Another reason Southern Company needs to get on with a smart grid, using its biggest private R&D outfit in the U.S. Now that solar has reached grid parity with everything including natural gas (and years since it passed nuclear), if the utilities don’t get out in front, they’re going to be left behind.

Derek Mead wrote for Motherboard yesterday, European Utilities Say They Can’t Make Money Because There’s Too Much Renewable Energy,

Renewable energy has been on a tear the past few years, with growth in many countries spurred by subsidies for wind and solar power. Now the heads of 10 European utility companies say EU subsidies should end, because they've got more renewable energy than they know what to do with.

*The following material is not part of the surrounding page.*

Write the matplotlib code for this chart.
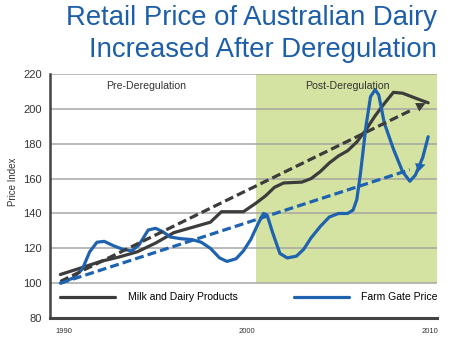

The 10 CEOs in question, who refer to themselves as the Magritte group because they first met in an art gallery, represent companies that control about half the power capacity of Europe. The group gave a press conference today— Reuters says that 10 such executives giving a joint public statement is “unprecedented”—to hammer home a message they’ve been trumpeting ahead of an EU energy summit in 2014: There’s too much energy capacity, which has driven prices down so far that they can’t make any money.

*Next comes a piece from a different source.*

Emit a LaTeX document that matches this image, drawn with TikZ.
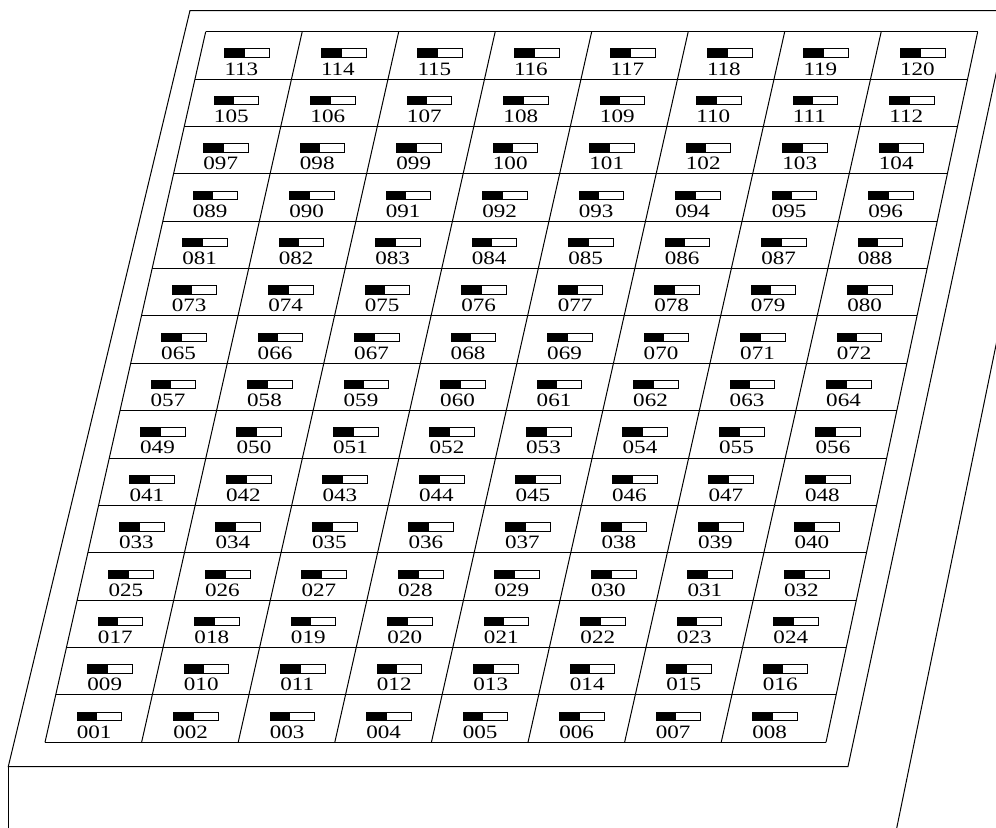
\documentclass[tikz,border=0pt]{standalone}
\usepackage{fontspec}
\newfontfamily\lblfont{Liberation Serif}[FakeStretch=1.22]
\newcommand\padnum[1]{\ifnum#1<10 00\else\ifnum#1<100 0\fi\fi#1}
\tikzset{
  edge/.style={line width=1bp, line join=miter},
  lbl/.style={anchor=base west, inner sep=0pt, font=\lblfont\fontsize{19}{19}\selectfont}
}
\begin{document}
\begin{tikzpicture}[x=1bp,y=-1bp]
\useasboundingbox (0,0) rectangle (996,828);
\begin{scope}
\clip (0,0) rectangle (996,828);
% top plate
\draw[edge] (190,10.5) -- (1009.6,10.5) -- (848,766.5) -- (8.3,766.5) -- cycle;
% box sides
\draw[edge] (8.3,766.5) -- (8.3,832);
\draw[edge] (1000,325.6) -- (895.9,832);
\end{scope}
% grid rows
\foreach \k in {0,...,15} {
  \pgfmathsetmacro\yy{31.7+47.373*\k}
  \pgfmathsetmacro\xl{205.7-0.22614*(\yy-31.7)}
  \pgfmathsetmacro\xr{977.7-0.21348*(\yy-31.7)}
  \draw[edge] (\xl,\yy) -- (\xr,\yy);
}
% grid columns
\foreach \c in {0,...,7} {
  \draw[edge] (205.7+96.5*\c,31.7) -- (45+96.6*\c,742.3);
}
\draw[edge] (977.7,31.7) -- (826,742.3);
% sliders and labels
\foreach \r in {0,...,14} {
  \foreach \c in {0,...,7} {
    \pgfmathsetmacro\ix{224.3+96.5*\c-10.543*\r}
    \pgfmathsetmacro\iy{48.4+47.373*\r}
    \pgfmathtruncatemacro\n{8*(14-\r)+\c+1}
    \fill (\ix,\iy) rectangle ++(20.7,9.4);
    \draw[line width=1bp] (\ix+0.5,\iy+0.5) rectangle ++(44.7,8.4);
    \node[lbl] (l\n) at (\ix,\iy+26.6) {\padnum{\n}};
  }
}
\end{tikzpicture}
\end{document}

As long as there are nukes or coal plants, there’s too much capacity. European utilities need to get on with things like connecting north German wind generation with south Germany or making better deals with nearby countries such as Poland, while working up wave and tide generation in the Baltic, North Sea, Atlantic, and Mediterranean. Add links to sunny and windy north Africa and middle East, and problem solved. This Magritte group can accomplish that if it wants to lead instead of going Luddite.

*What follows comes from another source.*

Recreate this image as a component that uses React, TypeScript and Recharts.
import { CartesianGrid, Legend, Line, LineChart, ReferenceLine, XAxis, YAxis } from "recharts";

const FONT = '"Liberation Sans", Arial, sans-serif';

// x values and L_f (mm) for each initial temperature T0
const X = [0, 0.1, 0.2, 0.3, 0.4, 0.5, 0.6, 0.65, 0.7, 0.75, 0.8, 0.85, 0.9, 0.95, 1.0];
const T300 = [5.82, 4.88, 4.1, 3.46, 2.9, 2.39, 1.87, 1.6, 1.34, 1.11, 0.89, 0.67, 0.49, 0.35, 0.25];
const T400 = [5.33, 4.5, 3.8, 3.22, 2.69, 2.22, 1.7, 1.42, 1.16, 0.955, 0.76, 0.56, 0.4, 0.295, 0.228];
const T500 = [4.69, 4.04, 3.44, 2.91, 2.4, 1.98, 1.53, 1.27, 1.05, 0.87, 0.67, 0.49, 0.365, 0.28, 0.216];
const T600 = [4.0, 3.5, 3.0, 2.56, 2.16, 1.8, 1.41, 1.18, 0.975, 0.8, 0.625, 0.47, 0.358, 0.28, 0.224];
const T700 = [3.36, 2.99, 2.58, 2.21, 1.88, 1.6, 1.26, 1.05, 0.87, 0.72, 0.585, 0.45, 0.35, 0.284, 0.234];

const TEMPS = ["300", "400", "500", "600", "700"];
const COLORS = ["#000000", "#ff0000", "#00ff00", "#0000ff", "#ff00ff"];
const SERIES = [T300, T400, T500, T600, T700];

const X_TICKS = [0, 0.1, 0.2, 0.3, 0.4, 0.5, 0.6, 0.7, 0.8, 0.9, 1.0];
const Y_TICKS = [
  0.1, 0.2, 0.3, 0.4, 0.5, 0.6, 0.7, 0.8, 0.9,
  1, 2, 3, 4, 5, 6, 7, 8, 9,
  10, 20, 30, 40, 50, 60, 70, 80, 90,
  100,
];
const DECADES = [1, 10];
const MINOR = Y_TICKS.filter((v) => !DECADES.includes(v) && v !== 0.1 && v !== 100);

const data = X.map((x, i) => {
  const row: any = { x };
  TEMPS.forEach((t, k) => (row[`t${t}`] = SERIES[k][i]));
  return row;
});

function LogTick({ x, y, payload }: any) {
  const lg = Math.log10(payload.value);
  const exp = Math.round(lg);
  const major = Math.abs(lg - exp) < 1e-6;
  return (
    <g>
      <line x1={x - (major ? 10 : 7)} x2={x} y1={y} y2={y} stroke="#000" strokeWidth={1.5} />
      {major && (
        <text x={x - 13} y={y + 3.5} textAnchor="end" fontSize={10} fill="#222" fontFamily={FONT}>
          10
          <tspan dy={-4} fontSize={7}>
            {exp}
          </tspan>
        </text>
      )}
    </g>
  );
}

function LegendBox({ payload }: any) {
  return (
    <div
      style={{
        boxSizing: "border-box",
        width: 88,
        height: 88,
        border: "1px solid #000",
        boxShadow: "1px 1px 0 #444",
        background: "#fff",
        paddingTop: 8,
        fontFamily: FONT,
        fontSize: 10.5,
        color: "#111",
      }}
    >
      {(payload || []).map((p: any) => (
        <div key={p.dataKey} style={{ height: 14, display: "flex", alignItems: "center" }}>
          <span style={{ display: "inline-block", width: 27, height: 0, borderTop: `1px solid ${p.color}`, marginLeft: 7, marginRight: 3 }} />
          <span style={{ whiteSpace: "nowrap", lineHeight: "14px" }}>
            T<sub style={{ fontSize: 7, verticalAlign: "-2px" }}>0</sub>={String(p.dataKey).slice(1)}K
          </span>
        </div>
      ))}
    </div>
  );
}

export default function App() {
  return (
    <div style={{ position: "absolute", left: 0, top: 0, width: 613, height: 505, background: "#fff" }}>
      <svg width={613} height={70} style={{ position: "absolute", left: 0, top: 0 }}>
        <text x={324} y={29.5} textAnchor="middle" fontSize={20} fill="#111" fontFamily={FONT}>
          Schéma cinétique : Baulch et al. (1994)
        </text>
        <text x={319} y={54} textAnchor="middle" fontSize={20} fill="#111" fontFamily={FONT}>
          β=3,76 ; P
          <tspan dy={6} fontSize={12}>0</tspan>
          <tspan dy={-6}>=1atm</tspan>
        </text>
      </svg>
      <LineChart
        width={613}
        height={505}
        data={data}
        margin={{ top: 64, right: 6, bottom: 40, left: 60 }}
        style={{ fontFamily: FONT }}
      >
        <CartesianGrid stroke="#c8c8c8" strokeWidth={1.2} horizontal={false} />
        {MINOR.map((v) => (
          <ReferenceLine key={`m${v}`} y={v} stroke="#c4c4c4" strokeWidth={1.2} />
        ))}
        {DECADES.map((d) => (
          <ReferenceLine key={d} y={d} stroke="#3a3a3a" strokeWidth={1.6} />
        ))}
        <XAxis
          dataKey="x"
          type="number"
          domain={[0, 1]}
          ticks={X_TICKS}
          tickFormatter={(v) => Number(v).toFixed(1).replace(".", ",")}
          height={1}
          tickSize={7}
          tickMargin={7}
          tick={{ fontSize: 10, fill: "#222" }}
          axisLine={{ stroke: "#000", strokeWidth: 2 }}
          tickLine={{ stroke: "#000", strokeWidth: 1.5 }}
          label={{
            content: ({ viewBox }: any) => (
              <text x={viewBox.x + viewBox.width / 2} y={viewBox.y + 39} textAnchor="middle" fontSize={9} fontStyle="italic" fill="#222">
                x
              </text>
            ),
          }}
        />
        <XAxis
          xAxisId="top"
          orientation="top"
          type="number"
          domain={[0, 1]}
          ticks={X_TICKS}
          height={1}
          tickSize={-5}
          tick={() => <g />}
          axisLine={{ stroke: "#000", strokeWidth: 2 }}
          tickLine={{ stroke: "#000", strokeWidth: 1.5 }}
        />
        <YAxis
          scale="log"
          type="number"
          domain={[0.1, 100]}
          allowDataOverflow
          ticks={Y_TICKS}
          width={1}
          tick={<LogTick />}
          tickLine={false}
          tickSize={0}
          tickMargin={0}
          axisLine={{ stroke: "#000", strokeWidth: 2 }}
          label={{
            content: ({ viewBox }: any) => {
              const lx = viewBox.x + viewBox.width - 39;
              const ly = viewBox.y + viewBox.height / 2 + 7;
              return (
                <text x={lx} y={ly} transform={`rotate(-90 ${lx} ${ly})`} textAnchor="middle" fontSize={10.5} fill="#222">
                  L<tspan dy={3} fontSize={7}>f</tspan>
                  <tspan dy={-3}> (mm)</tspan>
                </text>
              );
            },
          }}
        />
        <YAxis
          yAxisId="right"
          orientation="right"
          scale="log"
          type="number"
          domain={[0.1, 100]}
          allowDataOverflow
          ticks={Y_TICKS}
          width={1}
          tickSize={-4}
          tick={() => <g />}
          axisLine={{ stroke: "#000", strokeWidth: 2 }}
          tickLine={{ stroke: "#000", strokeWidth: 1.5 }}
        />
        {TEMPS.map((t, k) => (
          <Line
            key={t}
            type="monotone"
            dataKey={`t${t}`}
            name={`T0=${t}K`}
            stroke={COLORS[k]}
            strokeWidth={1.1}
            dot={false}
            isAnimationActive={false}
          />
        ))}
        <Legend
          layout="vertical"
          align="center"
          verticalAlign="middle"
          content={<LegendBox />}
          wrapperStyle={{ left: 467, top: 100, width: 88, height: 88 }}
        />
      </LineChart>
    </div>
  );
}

Who are the Magritte group? EurActiv.com posted 11 October 2013, Energy CEOs call for end to renewable subsidies,

The group — which includes top utilities such as France’s GDF Suez, Germany’s E.ON, Spain’s Iberdrola and Italy’s Enel — has made an impact, as several countries, including Spain, Germany and France, have reviewed or are reviewing support schemes for renewable energy….

The group—which also includes Germany’s RWE, Italy’s Eni, Spain’s Gas Natural, Sweden’s Vattenfall, Czech CEZ and Dutch GasTerra—calls on the EU to set up capacity remuneration systems that would pay utilities for standby capacity.

The Motherboard story goes on with the utilities’ weepy complaint that solar and wind are subsidized yet they have to keep their old-style nukes and natural gas plants running for when the wind don’t blow and the sun don’t shine. Excess capacity, boo hoo. Georgia Power keeps raising rates here for natural gas and nukes while wallowing in state and federal nuclear subsidies and trying to charge us more for solar power. Utilities love subsidies, as long as they prop up guaranteed monopoly profits! Sorry, utilities, as Edison Electric Institute has warned you, your cozy century-long centralized baseload business model is being busted by rooftop solar.

Solar stocks are beating fossil fuel stocks for a reason, and that reason is Moore’s Law for solar: solar PV prices keep falling every year, pushing solar deployments up every year like compound interest. That’s is going to leave fossilized utility execs out of work like Steve Ballmer of Microsoft because of Apple’s iPhone, and he went from laughing to fired in only six years.

Solar power will win like the Internet did, and there’s nothing the traditional utilities can do that will stop it. They can slow it down (expect artificial blackouts soon), but it’s going to happen. Utilities can get out in front and lead, or get left behind in their coal smoke as the sun rises. Put that in your pipe and smoke it, Magritte group, while you still have smoking pipes left.